Originally Posted by *bowman* 
Once they get some working 3D acceleration I might just get Linux on the desktop.

Working in what way? I'm using the nvidia 173.14.12 drivers and everything seems fine. Then again I don't do much 3D stuff...


----------



## bowman

Quote:


Originally Posted by *error10* 
Working in what way? I'm using the nvidia 173.14.12 drivers and everything seems fine. Then again I don't do much 3D stuff...

DirectX 9 and 10, playing games, with not too much of a performance loss. I guess it'll take hardware support to make that possible, like x86 virtualization in the first place.


----------



## xpipe

Thanks...I finally decided to go for it last night. The only snag was in installing the guest additions, which took me like an hour to figure out. Now I just need to figure out what to do with it


----------



## Dman

Quote:



Originally Posted by *error10*


Working in what way? I'm using the nvidia 173.14.12 drivers and everything seems fine.

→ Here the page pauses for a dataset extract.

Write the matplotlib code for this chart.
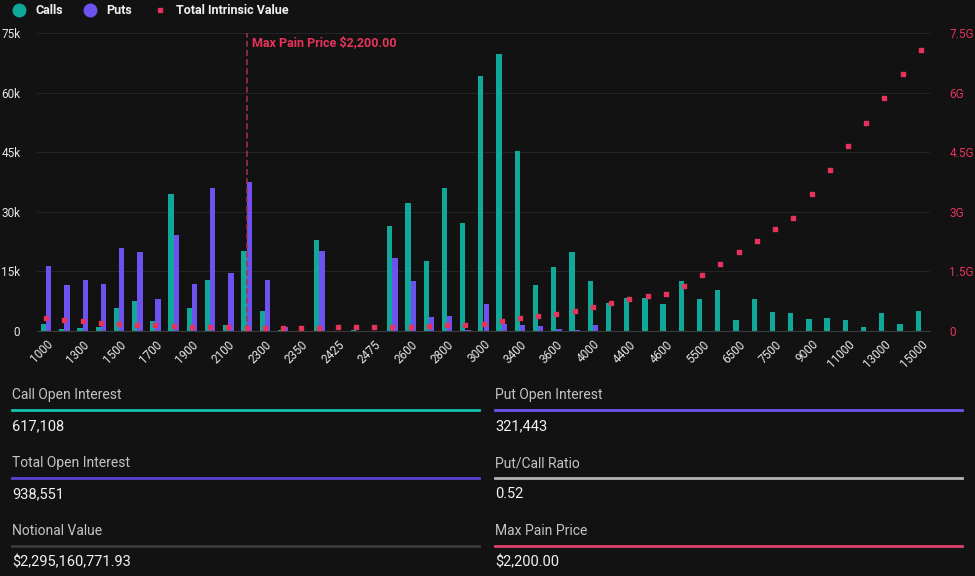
import numpy as np
import matplotlib
matplotlib.use("Agg")
import matplotlib.pyplot as plt
from matplotlib.lines import Line2D

plt.rcParams['font.family'] = ['Roboto', 'DejaVu Sans']

strikes = [1000, 1200, 1300, 1400, 1500, 1600, 1700, 1800, 1900, 2000,
           2100, 2200, 2300, 2325, 2350, 2400, 2425, 2450, 2475, 2500,
           2600, 2700, 2800, 2900, 3000, 3200, 3400, 3500, 3600, 3800,
           4000, 4200, 4400, 4500, 4600, 5000, 5500, 6000, 6500, 7000,
           7500, 8000, 9000, 10000, 11000, 12000, 13000, 14000, 15000]

calls = [1800, 400, 700, 900, 5700, 7500, 2500, 34400, 5700, 12800,
         1400, 20100, 5000, 300, 0, 22800, 0, 200, 0, 26500,
         32100, 17600, 35900, 27300, 64300, 69600, 45400, 11500, 16000, 19800,
         12500, 7100, 8200, 8300, 6800, 12500, 8100, 10200, 2700, 8000,
         4700, 4500, 2900, 3200, 2700, 900, 4500, 1800, 5000]

puts = [16300, 11500, 12800, 11800, 20800, 19800, 8000, 24100, 11800, 36000,
        14500, 37600, 12800, 900, 0, 20100, 0, 0, 0, 18300,
        12500, 3500, 3800, 300, 6800, 1800, 1500, 1200, 500, 250,
        1500, 0, 0, 0, 0, 0, 0, 0, 0, 0,
        0, 0, 0, 0, 0, 0, 0, 0, 0]

# total intrinsic value, in G
intrinsic = [0.33, 0.28, 0.25, 0.20, 0.18, 0.16, 0.15, 0.13, 0.10, 0.10,
             0.10, 0.08, 0.08, 0.08, 0.08, 0.08, 0.10, 0.10, 0.10, 0.10,
             0.10, 0.13, 0.15, 0.15, 0.18, 0.25, 0.33, 0.39, 0.44, 0.50,
             0.61, 0.71, 0.81, 0.88, 0.93, 1.14, 1.41, 1.69, 1.98, 2.27,
             2.56, 2.84, 3.45, 4.05, 4.66, 5.24, 5.86, 6.46, 7.07]

max_pain = 2200

stats = [("Call Open Interest", "617,108", "#14c2ad"),
         ("Put Open Interest", "321,443", "#6f52f2"),
         ("Total Open Interest", "938,551", "#5b42d6"),
         ("Put/Call Ratio", "0.52", "#b4b4b4"),
         ("Notional Value", "$2,295,160,771.93", "#3a3a3a"),
         ("Max Pain Price", "$2,200.00", "#e0406a")]

bg = '#121212'
teal = '#10a898'
purple = '#6e52f0'
red = '#e5335c'

fig = plt.figure(figsize=(9.75, 5.76), dpi=100, facecolor=bg)
ax = fig.add_axes([37 / 975, 1 - 331 / 576, (930 - 37) / 975, (331 - 33) / 576])
ax.set_facecolor(bg)

x = np.arange(len(strikes))
w = 0.29
ax.bar(x - w / 2, calls, width=w, color=teal, zorder=2)
ax.bar(x + w / 2, puts, width=w, color=purple, zorder=2)

ax.set_xlim(-0.5, len(strikes) - 0.5)
ax.set_ylim(0, 75000)
ax.set_yticks(np.arange(0, 75001, 15000))
ax.set_yticklabels(['0', '15k', '30k', '45k', '60k', '75k'])
ax.grid(axis='y', color='#242424', lw=0.8, zorder=0)
ax.tick_params(axis='y', length=0, pad=12, colors='#e6e6e6', labelsize=8.5)
ax.set_xticks(x[::2])
ax.set_xticklabels([str(s) for s in strikes[::2]], rotation=45, ha='right',
                   rotation_mode='anchor', fontsize=8.5, color='#e6e6e6')
ax.tick_params(axis='x', length=0, pad=5)
for s in ['top', 'right', 'left']:
    ax.spines[s].set_visible(False)
ax.spines['bottom'].set_color('#3c3c3c')

mp = strikes.index(max_pain)
ax.axvline(mp, color='#a8304f', ls=(0, (4, 2)), lw=1.1, zorder=3)
ax.text(mp + 0.3, 72500, 'Max Pain Price $2,200.00', color=red,
        fontsize=9, fontweight='bold', va='center')

ax2 = ax.twinx()
ax2.set_ylim(0, 7.5)
ax2.scatter(x, intrinsic, marker='s', s=10, color=red, zorder=4)
ax2.set_yticks([0, 1.5, 3, 4.5, 6, 7.5])
ax2.set_yticklabels(['0', '1.5G', '3G', '4.5G', '6G', '7.5G'])
ax2.tick_params(axis='y', length=0, pad=14, colors=red, labelsize=8.5)
for s in ax2.spines.values():
    s.set_visible(False)

handles = [Line2D([], [], marker='o', ls='', color=teal, markersize=9),
           Line2D([], [], marker='o', ls='', color=purple, markersize=9),
           Line2D([], [], marker='s', ls='', color=red, markersize=3.5)]
fig.legend(handles, ['Calls', 'Puts', 'Total Intrinsic Value'], loc='upper left',
           bbox_to_anchor=(-0.005, 1.012), ncol=3, frameon=False, handletextpad=0.3,
           columnspacing=1.2, prop={'weight': 'bold', 'size': 9}, labelcolor='#f0f0f0')

# summary panel
cols = [12 / 975, 495 / 975]
colw = 467 / 975
rows = [395, 463, 531]
for i, (label, value, c) in enumerate(stats):
    x0 = cols[i % 2]
    yl = rows[i // 2]
    fig.text(x0, 1 - yl / 576, label, color='#c4c4c4', fontsize=10, va='center')
    fig.add_artist(Line2D([x0, x0 + colw], [1 - (yl + 15) / 576] * 2, color=c, lw=2))
    fig.text(x0, 1 - (yl + 31) / 576, value, color='#f2f2f2', fontsize=10.5, va='center')

fig.savefig('out.png', dpi=100, facecolor=bg)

Then again I don't do much 3D stuff...


They haven't gotten any sort of 3d acceleration to work within the virtual machines yet to my knowledge. There is no directX or opengl in these virtual os's since the virutal video card they install is usually pretty basic, its an s3 trident vga card in microsoft virtual pc 2007 for example.


----------



## Psyborg

Quote:



Originally Posted by *Chickenman*


Virtual PC 2007 is free from Microsoft.

I use it and I'm actually ******ed.


I may be more ******ed then. I tried to set up a Virtual Machine using Virtual PC but it would never recognize my SATA DVD drive. I may have to try it again though so I can confirm that I wasn't just being ******ed


----------



## trueg50

Quote:



Originally Posted by *F3t1sh*


Nice guide but i keep getting the same error:











Use VMWare player, it should be completely free.

Quote:



Originally Posted by *Ecchi-BANZAII!!!*


What's wrong with VMWare/PC2007?


Nothing, infact they are probably the highest performance hyporvise out there for VM's running a .

Quote:



Originally Posted by *bowman*


Once they get some working 3D acceleration I might just get Linux on the desktop.


That might be either a good ways off, or potentially only an option for very old games, as virtualization has to pass through many more layers, so performance would be horrid.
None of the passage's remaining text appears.